Para vivir esta realidad sobrenatural sacramental del matrimonio, la Iglesia presenta delante del hombre y de la mujer, el compromiso de amor, de verdadero amor, que acepta al vincularse con su esposa y con su esposo. Un compromiso abierto al futuro, abierto al horizonte de toda su vida, como queda patente en las palabras con las que los novios pueden manifestar su consentimiento.
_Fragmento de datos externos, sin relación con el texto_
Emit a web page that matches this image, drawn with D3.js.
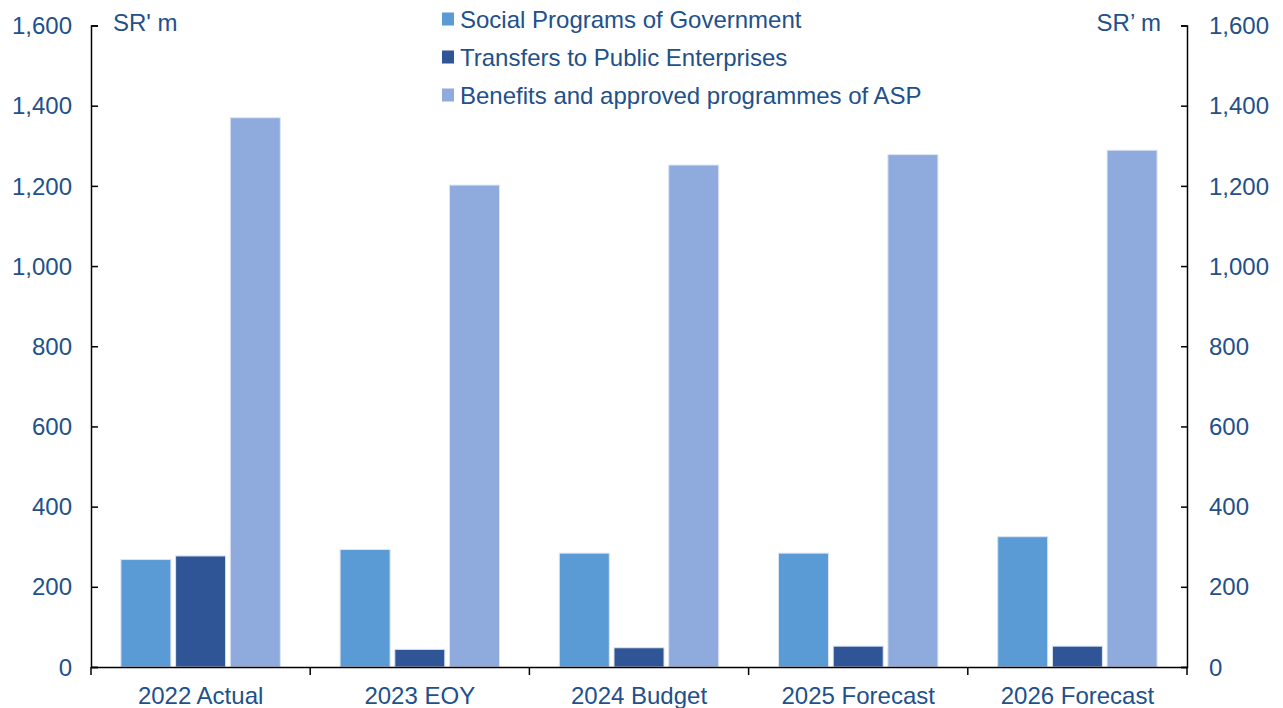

imagen trinitaria, comunidad de amor fecundo
En el ceremonial del matrimonio la Iglesia ruega, en la bendición nupcial, la asistencia del Espíritu Santo para que ese amor, que está en el origen del matrimonio, permanezca y se acreciente:
“Oh Dios, que unes la mujer al varón y otorgas a esa unión, establecida desde el principio, la única bendición que no fue abolida ni por la pena del pecado original, ni por el castigo del diluvio. Mira con bondad a estos hijos tuyos que, unidos en Matrimonio, piden ser fortalecidos con tu bendición: Envía sobre ellos la gracia del Espíritu Santo, para que tu amor, derramado en sus corazones, los haga permanecer fieles en la alianza conyugal”.
Aunque siempre es necesario subrayar la realidad sobrenatural del matrimonio, los momentos actuales parecen exigir recordar sin descanso la vinculación de Dios en el matrimonio; la “presencia” de Dios Padre, Hijo y Espíritu Santo en cada matrimonio cristiano.
“Dios, que ha creado al hombre por amor, lo ha llamado también al amor, vocación fundamental e innata a todo ser humano. Porque el hombre fue creado a imagen y semejanza de Dios (cf Gn 1, 27), que es Amor (cf 1 Jn 4, 8.16). Habiéndolos creado Dios hombre y mujer, el amor mutuo entre ellos se convierte en imagen del amor absoluto e indefectible con que Dios ama al hombre. Este amor es bueno, muy bueno, a los ojos del Creador (cf Gn 1, 31). Y este amor que Dios bendice es destinado a ser fecundo y a realizarse en la obra común del cuidado de la creación. ‘Y los bendijo Dios y les dijo: ‘Sed fecundos y multiplicaos, y llenad la tierra y sometedla’”(Gn 1, 28). (Catecismo, 1604).